Seriously, how big can that db be, and how bad would a 1hr reduced availability / downtime be?
Seems like a lot of wasted engineering effort. “You are not google”
You cut out the part in About where they hint at it being important here even. "But we go a step further, merging incredible on-the-ground support with app-based services for a seamless experience for all our guests"
It sounds like across multiple timezones, with a tech stack that backs the business in a specific way, that downtime could be a problem and that it would reduce their offering, "seamless" and reliability for moving.
If twitter goes down and you can't tweet, only really Twitter loses money and you can try again later. But if you're moving into an apartment you don't want to be standing outside trying to get the keys but the system is down. Edit: And you also don't want the service to tell you that you can't move in from 11am-1pm because of 'maintenance'
You can often get away with some downtime, but that's not the same as not spending any engineering effort.
What kills you is when you take an hour scheduled downtime, communicate this out, get everyone on board... and then are down for a day. If you don't have a good, well-rehearsed, plan, you might be unexpectedly screwed even then. As a rule of thumb... something usually doesn't quite go how you expect it to!

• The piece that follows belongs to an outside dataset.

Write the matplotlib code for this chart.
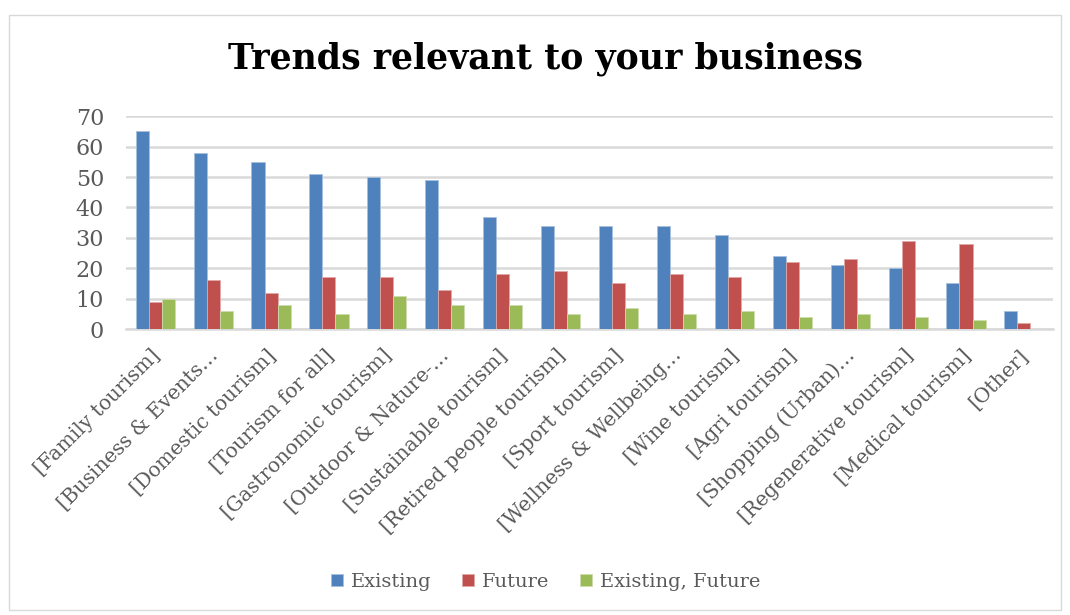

You can have the best plan in the world, well rehearsed and battle tested; something in that last patch bugged out and took the system with it. Now you're getting cursed out because the email, ivr, etc all said 1 hour downtime and it's been 4.
Weekly scheduled downtime has value, but it's not a good idea for most.
I was trying to get on Zoopla (and, I think, Rightmove) two nights ago for over an hour after midnight and the site continued to tell me it was down for maintenance, and to wait again until the non-night owls were up in the morning. Pretty sure their market cap is ten, if not eleven, figures.
Agree that it's a lot of wasted engineering effort for companies that can have planned downtimes.
My guess the conversation was 'To be agile, we need to be 100% CICD'. Next thing you know everything needs to get pushed straight to prod continuously with no downtime.
- setup logical replication between the old and the new server (limitations exist on what is replicated, read the docs)
- PAUSE the pgbouncer (virtual) database. Your app will hang, but not disconnect from pgbouncer
- Copy the sequences from the old to new server. Sequences are not replicated with logical replication
- RESUME the pgbouncer virtual database.
You're done. If everything is automated, your app will see a temporary increase of the SQL latency. But they will keep their TCP connections, so virtually no outage.